For Tanzania, strategic defense industrialization could:

  • Create high-value jobs
  • Transfer advanced technical knowledge
  • Strengthen domestic manufacturing capacity
  • Build resilient supply chains
  • Reduce long-term import dependence

Viewed through this lens, defense spending is not merely consumption. It is an investment in national capability.

The Cost of Weakness Is Higher Than the Cost of Strength

Military capability requires substantial resources. Yet vulnerability can impose far greater costs.



Instability simultaneously damages tourism, trade, public finances, and investor confidence. Infrastructure destruction or disruption can set back development by decades. Weak states negotiate from a position of constraint. Strong states negotiate from a position of choice.

A credible defense posture does not signal aggression. It signals sovereignty and stability. As George Washington noted, preparedness for war is one of the most effective means of preserving peace..

A Strategic Path Forward

Tanzania does not need to emulate global superpowers. It needs a military calibrated to its risks and ambitions, focused on deterrence, rapid response, and technological competence.

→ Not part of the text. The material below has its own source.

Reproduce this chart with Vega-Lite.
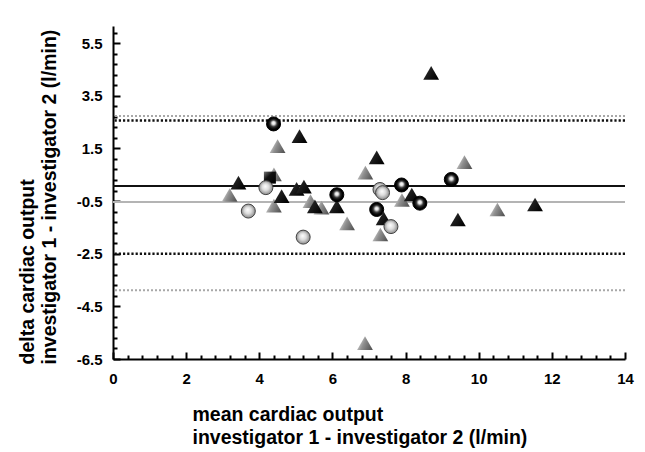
{
  "$schema": "https://vega.github.io/schema/vega-lite/v6.json",
  "width": 512,
  "height": 333,
  "autosize": {"type": "none"},
  "padding": {"left": 113, "top": 26, "right": 20, "bottom": 93},
  "background": "white",
  "config": {"view": {"stroke": null}, "font": "Liberation Sans"},
  "datasets": {
    "points": [
      {"mean": 3.43, "diff": 0.2, "marker": "black triangle"},
      {"mean": 5.1, "diff": 1.97, "marker": "black triangle"},
      {"mean": 8.7, "diff": 4.37, "marker": "black triangle"},
      {"mean": 7.21, "diff": 1.16, "marker": "black triangle"},
      {"mean": 4.61, "diff": -0.31, "marker": "black triangle"},
      {"mean": 5.02, "diff": -0.04, "marker": "black triangle"},
      {"mean": 5.22, "diff": 0.05, "marker": "black triangle"},
      {"mean": 5.52, "diff": -0.7, "marker": "black triangle"},
      {"mean": 6.12, "diff": -0.7, "marker": "black triangle"},
      {"mean": 7.4, "diff": -1.16, "marker": "black triangle"},
      {"mean": 8.17, "diff": -0.25, "marker": "black triangle"},
      {"mean": 9.43, "diff": -1.2, "marker": "black triangle"},
      {"mean": 11.54, "diff": -0.63, "marker": "black triangle"},
      {"mean": 3.19, "diff": -0.27, "marker": "gray triangle"},
      {"mean": 4.5, "diff": 1.59, "marker": "gray triangle"},
      {"mean": 4.4, "diff": 0.51, "marker": "gray triangle"},
      {"mean": 4.4, "diff": -0.67, "marker": "gray triangle"},
      {"mean": 5.4, "diff": -0.5, "marker": "gray triangle"},
      {"mean": 5.7, "diff": -0.75, "marker": "gray triangle"},
      {"mean": 6.4, "diff": -1.35, "marker": "gray triangle"},
      {"mean": 6.9, "diff": 0.58, "marker": "gray triangle"},
      {"mean": 7.31, "diff": -1.77, "marker": "gray triangle"},
      {"mean": 7.9, "diff": -0.46, "marker": "gray triangle"},
      {"mean": 9.61, "diff": 0.98, "marker": "gray triangle"},
      {"mean": 10.51, "diff": -0.82, "marker": "gray triangle"},
      {"mean": 6.89, "diff": -5.9, "marker": "gray triangle"},
      {"mean": 4.39, "diff": 2.43, "marker": "black circle"},
      {"mean": 6.12, "diff": -0.26, "marker": "black circle"},
      {"mean": 7.21, "diff": -0.82, "marker": "black circle"},
      {"mean": 7.89, "diff": 0.11, "marker": "black circle"},
      {"mean": 8.39, "diff": -0.58, "marker": "black circle"},
      {"mean": 9.25, "diff": 0.32, "marker": "black circle"},
      {"mean": 3.7, "diff": -0.88, "marker": "light circle"},
      {"mean": 4.18, "diff": 0.01, "marker": "light circle"},
      {"mean": 5.2, "diff": -1.87, "marker": "light circle"},
      {"mean": 7.3, "diff": -0.06, "marker": "light circle"},
      {"mean": 7.37, "diff": -0.18, "marker": "light circle"},
      {"mean": 7.6, "diff": -1.47, "marker": "light circle"},
      {"mean": 4.29, "diff": 0.39, "marker": "black square"}
    ],
    "lines": [
      {"stat": "mean", "group": "A", "value": 0.07},
      {"stat": "mean", "group": "B", "value": -0.54},
      {"stat": "limit", "group": "A", "value": 2.56},
      {"stat": "limit", "group": "A", "value": -2.5},
      {"stat": "limit", "group": "B", "value": 2.73},
      {"stat": "limit", "group": "B", "value": -3.89}
    ]
  },
  "layer": [
    {
      "data": {"name": "lines"},
      "transform": [{"filter": "datum.stat == 'limit' && datum.group == 'B'"}],
      "mark": {"type": "rule", "color": "#a8a8a8", "strokeWidth": 2, "strokeDash": [2, 2]},
      "encoding": {"y": {"field": "value", "type": "quantitative", "scale": {"domain": [-6.5, 6.15], "nice": false, "zero": false}, "axis": null}}
    },
    {
      "data": {"name": "lines"},
      "transform": [{"filter": "datum.stat == 'limit' && datum.group == 'A'"}],
      "mark": {"type": "rule", "color": "#111111", "strokeWidth": 2.5, "strokeDash": [2.2, 2]},
      "encoding": {"y": {"field": "value", "type": "quantitative", "scale": {"domain": [-6.5, 6.15], "nice": false, "zero": false}, "axis": null}}
    },
    {
      "data": {"name": "lines"},
      "transform": [{"filter": "datum.stat == 'mean' && datum.group == 'B'"}],
      "mark": {"type": "rule", "color": "#b4b4b4", "strokeWidth": 2},
      "encoding": {"y": {"field": "value", "type": "quantitative", "scale": {"domain": [-6.5, 6.15], "nice": false, "zero": false}, "axis": null}}
    },
    {
      "data": {"name": "lines"},
      "transform": [{"filter": "datum.stat == 'mean' && datum.group == 'A'"}],
      "mark": {"type": "rule", "color": "#111111", "strokeWidth": 2},
      "encoding": {"y": {"field": "value", "type": "quantitative", "scale": {"domain": [-6.5, 6.15], "nice": false, "zero": false}, "axis": null}}
    },
    {
      "data": {"name": "points"},
      "transform": [{"filter": "datum.marker == 'gray triangle'"}],
      "mark": {"type": "point", "shape": "triangle-up", "size": 250, "filled": true, "opacity": 1,
        "fill": {"gradient": "linear", "x1": 0, "y1": 0.3, "x2": 1, "y2": 0.7,
          "stops": [{"offset": 0, "color": "#e2e2e2"}, {"offset": 0.45, "color": "#8e8e8e"}, {"offset": 1, "color": "#555555"}]}},
      "encoding": {
        "x": {"field": "mean", "type": "quantitative", "scale": {"domain": [0, 14], "nice": false, "zero": false},
          "axis": {"orient": "bottom", "values": [0, 2, 4, 6, 8, 10, 12, 14], "format": "d", "grid": false,
            "domain": true, "domainColor": "#000000", "domainWidth": 2,
            "ticks": true, "tickSize": -7, "tickWidth": 2, "tickColor": "#000000",
            "labelFontSize": 15, "labelFontWeight": "bold", "labelColor": "#000000", "labelPadding": 19, "labelFlush": false, "labelOverlap": false,
            "title": ["mean cardiac output", "investigator 1 -  investigator 2 (l/min)"],
            "titleFontSize": 19.5, "titleFontWeight": "bold", "titleColor": "#000000", "titleLineHeight": 22.5,
            "titleAlign": "left", "titleAnchor": "start", "titleBaseline": "alphabetic", "titleX": 79, "titleY": 61.5}},
        "y": {"field": "diff", "type": "quantitative", "scale": {"domain": [-6.5, 6.15], "nice": false, "zero": false},
          "axis": {"orient": "left", "values": [-6.5, -4.5, -2.5, -0.5, 1.5, 3.5, 5.5], "format": ".1f", "grid": false,
            "labelExpr": "replace(datum.label, '\u2212', '-')",
            "domain": true, "domainColor": "#000000", "domainWidth": 2,
            "ticks": true, "tickSize": -7, "tickWidth": 2, "tickColor": "#000000",
            "labelFontSize": 15, "labelFontWeight": "bold", "labelColor": "#000000", "labelPadding": 18, "labelFlush": false, "labelOverlap": false,
            "title": ["delta cardiac output", "investigator 1 - investigator 2 (l/min)"],
            "titleFontSize": 19.5, "titleFontWeight": "bold", "titleColor": "#000000", "titleLineHeight": 22,
            "titleAngle": 270, "titleAlign": "left", "titleAnchor": "start", "titleBaseline": "alphabetic", "titleX": -80, "titleY": 338}}
      }
    },
    {
      "data": {"name": "points"},
      "transform": [{"filter": "datum.marker == 'black triangle'"}],
      "mark": {"type": "point", "shape": "triangle-up", "size": 250, "filled": true, "opacity": 1,
        "fill": {"gradient": "linear", "x1": 0, "y1": 0.2, "x2": 1, "y2": 0.8,
          "stops": [{"offset": 0, "color": "#9a9a9a"}, {"offset": 0.35, "color": "#1e1e1e"}, {"offset": 1, "color": "#000000"}]}},
      "encoding": {
        "x": {"field": "mean", "type": "quantitative", "scale": {"domain": [0, 14], "nice": false, "zero": false},
          "axis": {"orient": "bottom", "values": [0.4, 0.8, 1.2, 1.6, 2.4, 2.8, 3.2, 3.6, 4.4, 4.8, 5.2, 5.6, 6.4, 6.8, 7.2, 7.6, 8.4, 8.8, 9.2, 9.6, 10.4, 10.8, 11.2, 11.6, 12.4, 12.8, 13.2, 13.6],
            "domain": false, "labels": false, "grid": false, "title": null,
            "ticks": true, "tickSize": -4, "tickWidth": 2, "tickColor": "#000000"}},
        "y": {"field": "diff", "type": "quantitative", "scale": {"domain": [-6.5, 6.15], "nice": false, "zero": false},
          "axis": {"orient": "left", "values": [-6.1, -5.7, -5.3, -4.9, -4.1, -3.7, -3.3, -2.9, -2.1, -1.7, -1.3, -0.9, -0.1, 0.3, 0.7, 1.1, 1.9, 2.3, 2.7, 3.1, 3.9, 4.3, 4.7, 5.1, 5.9],
            "domain": false, "labels": false, "grid": false, "title": null,
            "ticks": true, "tickSize": -4, "tickWidth": 2, "tickColor": "#000000"}}
      }
    },
    {
      "data": {"name": "points"},
      "transform": [{"filter": "datum.marker == 'black square'"}],
      "mark": {"type": "point", "shape": "square", "size": 144, "filled": true, "opacity": 1,
        "fill": {"gradient": "linear", "x1": 0, "y1": 0, "x2": 1, "y2": 1,
          "stops": [{"offset": 0, "color": "#777777"}, {"offset": 0.4, "color": "#111111"}, {"offset": 1, "color": "#000000"}]}},
      "encoding": {
        "x": {"field": "mean", "type": "quantitative", "scale": {"domain": [0, 14], "nice": false, "zero": false}, "axis": null},
        "y": {"field": "diff", "type": "quantitative", "scale": {"domain": [-6.5, 6.15], "nice": false, "zero": false}, "axis": null}
      }
    },
    {
      "data": {"name": "points"},
      "transform": [{"filter": "datum.marker == 'light circle'"}],
      "mark": {"type": "point", "shape": "circle", "size": 196, "filled": true, "opacity": 1, "stroke": "#444444", "strokeWidth": 1,
        "fill": {"gradient": "radial", "x1": 0.45, "y1": 0.4, "r1": 0, "x2": 0.5, "y2": 0.5, "r2": 0.5,
          "stops": [{"offset": 0, "color": "#ffffff"}, {"offset": 0.5, "color": "#dcdcdc"}, {"offset": 1, "color": "#8a8a8a"}]}},
      "encoding": {
        "x": {"field": "mean", "type": "quantitative", "scale": {"domain": [0, 14], "nice": false, "zero": false}, "axis": null},
        "y": {"field": "diff", "type": "quantitative", "scale": {"domain": [-6.5, 6.15], "nice": false, "zero": false}, "axis": null}
      }
    },
    {
      "data": {"name": "points"},
      "transform": [{"filter": "datum.marker == 'black circle'"}],
      "mark": {"type": "point", "shape": "circle", "size": 196, "filled": true, "opacity": 1, "stroke": "#000000", "strokeWidth": 1,
        "fill": {"gradient": "radial", "x1": 0.5, "y1": 0.42, "r1": 0, "x2": 0.5, "y2": 0.5, "r2": 0.5,
          "stops": [{"offset": 0, "color": "#ffffff"}, {"offset": 0.22, "color": "#e6e6e6"}, {"offset": 0.5, "color": "#333333"}, {"offset": 0.8, "color": "#000000"}, {"offset": 1, "color": "#000000"}]}},
      "encoding": {
        "x": {"field": "mean", "type": "quantitative", "scale": {"domain": [0, 14], "nice": false, "zero": false}, "axis": null},
        "y": {"field": "diff", "type": "quantitative", "scale": {"domain": [-6.5, 6.15], "nice": false, "zero": false}, "axis": null}
      }
    }
  ],
  "resolve": {"axis": {"x": "independent", "y": "independent"}}
}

Key priorities could include:

  • Maritime security to protect coastal assets
  • Air defense and surveillance capability
  • Drone and counter-drone systems
  • Cybersecurity infrastructure
  • Protection of critical national infrastructure
  • Intelligence and early warning systems
  • Indigenous defense research partnerships with industry and universities

Such investments would strengthen national resilience while supporting broader economic modernisation.

The Bottom Line

Prosperity without security is temporary. Security without capability is illusory.

In an era of technological warfare, resource competition, and shifting global power balances, nations that neglect credible defense risk becoming arenas of competition rather than independent actors.

For Tanzania, investing in military strength rooted in innovation, domestic capability, and strategic partnerships is not a diversion from development. It is a prerequisite for protecting it.

Economic independence ultimately rests on the ability to defend it.